» Task statement
Transcribe every line exactly and omit anything that is a picture.

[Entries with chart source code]
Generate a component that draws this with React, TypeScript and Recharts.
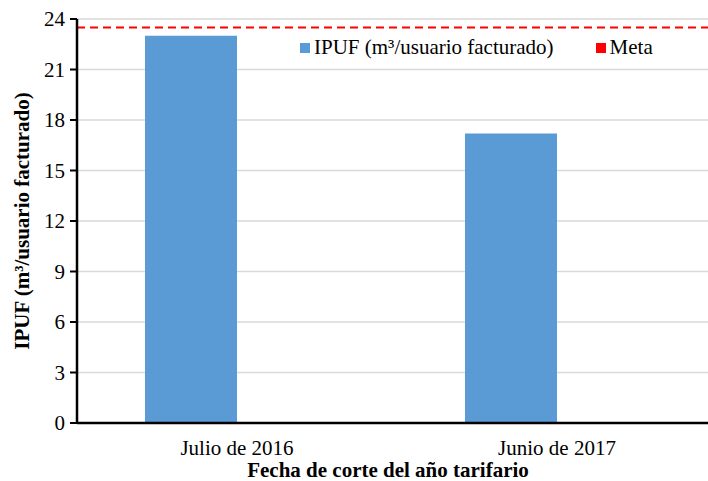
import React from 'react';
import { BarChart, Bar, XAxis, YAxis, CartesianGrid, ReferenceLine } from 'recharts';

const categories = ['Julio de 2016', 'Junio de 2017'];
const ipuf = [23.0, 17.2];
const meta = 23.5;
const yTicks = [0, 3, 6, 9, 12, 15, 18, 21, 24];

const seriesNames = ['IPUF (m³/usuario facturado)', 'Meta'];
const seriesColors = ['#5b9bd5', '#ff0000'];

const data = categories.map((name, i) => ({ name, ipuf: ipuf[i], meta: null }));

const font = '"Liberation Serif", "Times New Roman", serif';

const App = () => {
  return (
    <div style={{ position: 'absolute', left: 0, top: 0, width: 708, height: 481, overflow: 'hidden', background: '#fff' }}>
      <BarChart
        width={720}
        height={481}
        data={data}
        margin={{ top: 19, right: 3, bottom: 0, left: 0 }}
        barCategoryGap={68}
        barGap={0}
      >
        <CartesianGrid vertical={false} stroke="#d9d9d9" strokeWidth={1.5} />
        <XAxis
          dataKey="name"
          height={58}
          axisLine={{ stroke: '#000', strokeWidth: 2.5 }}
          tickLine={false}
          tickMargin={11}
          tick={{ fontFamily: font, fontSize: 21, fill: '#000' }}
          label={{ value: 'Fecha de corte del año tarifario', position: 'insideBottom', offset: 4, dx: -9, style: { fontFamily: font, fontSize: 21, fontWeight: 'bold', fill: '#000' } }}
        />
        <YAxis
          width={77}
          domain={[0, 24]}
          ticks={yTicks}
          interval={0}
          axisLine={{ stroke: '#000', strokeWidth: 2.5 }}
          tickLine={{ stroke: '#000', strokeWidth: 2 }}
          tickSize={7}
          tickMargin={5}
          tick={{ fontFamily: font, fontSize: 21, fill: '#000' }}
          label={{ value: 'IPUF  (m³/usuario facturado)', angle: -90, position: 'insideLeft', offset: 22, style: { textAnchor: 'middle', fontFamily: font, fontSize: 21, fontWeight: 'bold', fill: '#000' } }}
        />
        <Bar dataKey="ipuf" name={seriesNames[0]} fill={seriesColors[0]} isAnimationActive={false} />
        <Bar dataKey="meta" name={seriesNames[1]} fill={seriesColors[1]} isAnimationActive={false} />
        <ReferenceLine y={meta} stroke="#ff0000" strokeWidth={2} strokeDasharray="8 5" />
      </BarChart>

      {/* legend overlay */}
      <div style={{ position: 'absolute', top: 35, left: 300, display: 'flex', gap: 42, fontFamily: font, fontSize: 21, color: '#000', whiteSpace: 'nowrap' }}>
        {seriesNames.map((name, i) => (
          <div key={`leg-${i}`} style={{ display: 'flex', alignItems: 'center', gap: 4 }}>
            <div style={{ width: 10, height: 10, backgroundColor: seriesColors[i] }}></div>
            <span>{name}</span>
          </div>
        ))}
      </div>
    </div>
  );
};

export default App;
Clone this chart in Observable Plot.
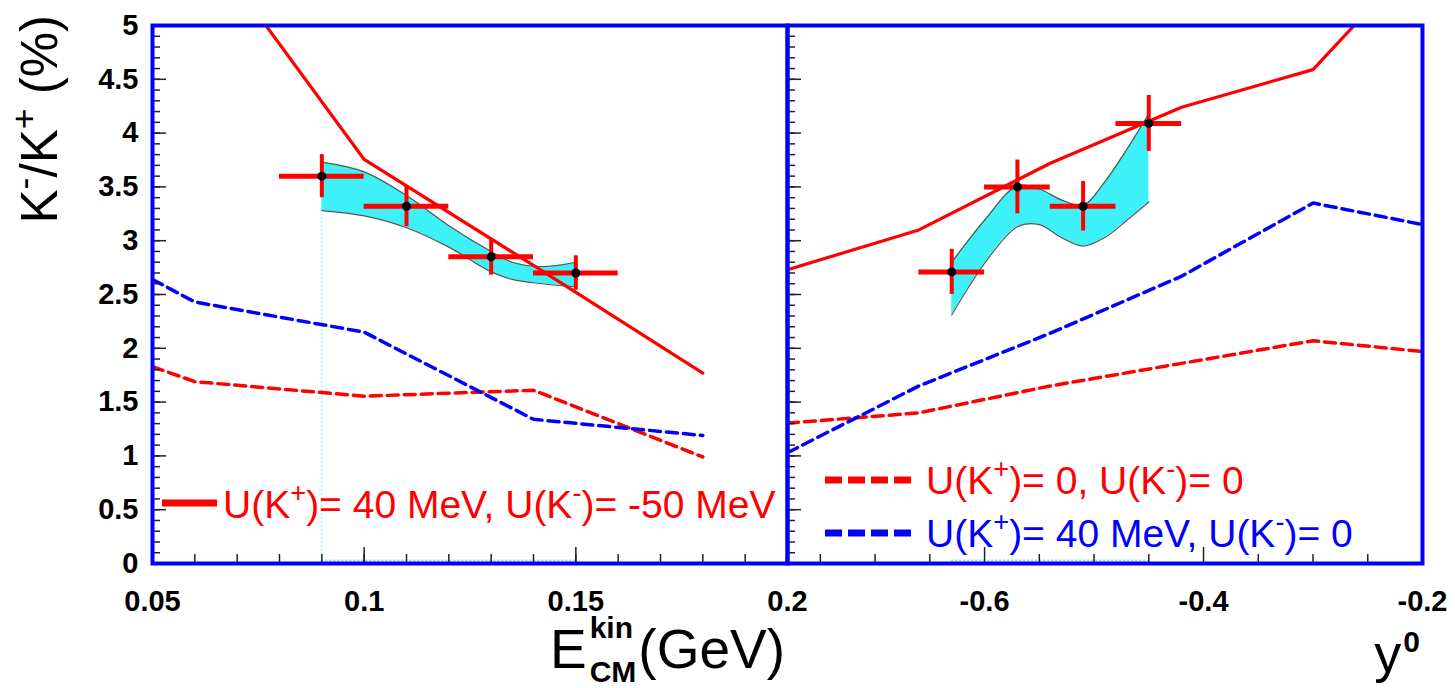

» Response
Generate a component that draws this with React, TypeScript and Recharts.
import React from 'react';
import { BarChart, Bar, XAxis, YAxis, CartesianGrid, ReferenceLine } from 'recharts';

const categories = ['Julio de 2016', 'Junio de 2017'];
const ipuf = [23.0, 17.2];
const meta = 23.5;
const yTicks = [0, 3, 6, 9, 12, 15, 18, 21, 24];

const seriesNames = ['IPUF (m³/usuario facturado)', 'Meta'];
const seriesColors = ['#5b9bd5', '#ff0000'];

const data = categories.map((name, i) => ({ name, ipuf: ipuf[i], meta: null }));

const font = '"Liberation Serif", "Times New Roman", serif';

const App = () => {
  return (
    <div style={{ position: 'absolute', left: 0, top: 0, width: 708, height: 481, overflow: 'hidden', background: '#fff' }}>
      <BarChart
        width={720}
        height={481}
        data={data}
        margin={{ top: 19, right: 3, bottom: 0, left: 0 }}
        barCategoryGap={68}
        barGap={0}
      >
        <CartesianGrid vertical={false} stroke="#d9d9d9" strokeWidth={1.5} />
        <XAxis
          dataKey="name"
          height={58}
          axisLine={{ stroke: '#000', strokeWidth: 2.5 }}
          tickLine={false}
          tickMargin={11}
          tick={{ fontFamily: font, fontSize: 21, fill: '#000' }}
          label={{ value: 'Fecha de corte del año tarifario', position: 'insideBottom', offset: 4, dx: -9, style: { fontFamily: font, fontSize: 21, fontWeight: 'bold', fill: '#000' } }}
        />
        <YAxis
          width={77}
          domain={[0, 24]}
          ticks={yTicks}
          interval={0}
          axisLine={{ stroke: '#000', strokeWidth: 2.5 }}
          tickLine={{ stroke: '#000', strokeWidth: 2 }}
          tickSize={7}
          tickMargin={5}
          tick={{ fontFamily: font, fontSize: 21, fill: '#000' }}
          label={{ value: 'IPUF  (m³/usuario facturado)', angle: -90, position: 'insideLeft', offset: 22, style: { textAnchor: 'middle', fontFamily: font, fontSize: 21, fontWeight: 'bold', fill: '#000' } }}
        />
        <Bar dataKey="ipuf" name={seriesNames[0]} fill={seriesColors[0]} isAnimationActive={false} />
        <Bar dataKey="meta" name={seriesNames[1]} fill={seriesColors[1]} isAnimationActive={false} />
        <ReferenceLine y={meta} stroke="#ff0000" strokeWidth={2} strokeDasharray="8 5" />
      </BarChart>

      {/* legend overlay */}
      <div style={{ position: 'absolute', top: 35, left: 300, display: 'flex', gap: 42, fontFamily: font, fontSize: 21, color: '#000', whiteSpace: 'nowrap' }}>
        {seriesNames.map((name, i) => (
          <div key={`leg-${i}`} style={{ display: 'flex', alignItems: 'center', gap: 4 }}>
            <div style={{ width: 10, height: 10, backgroundColor: seriesColors[i] }}></div>
            <span>{name}</span>
          </div>
        ))}
      </div>
    </div>
  );
};

export default App;
Clone this chart in Observable Plot.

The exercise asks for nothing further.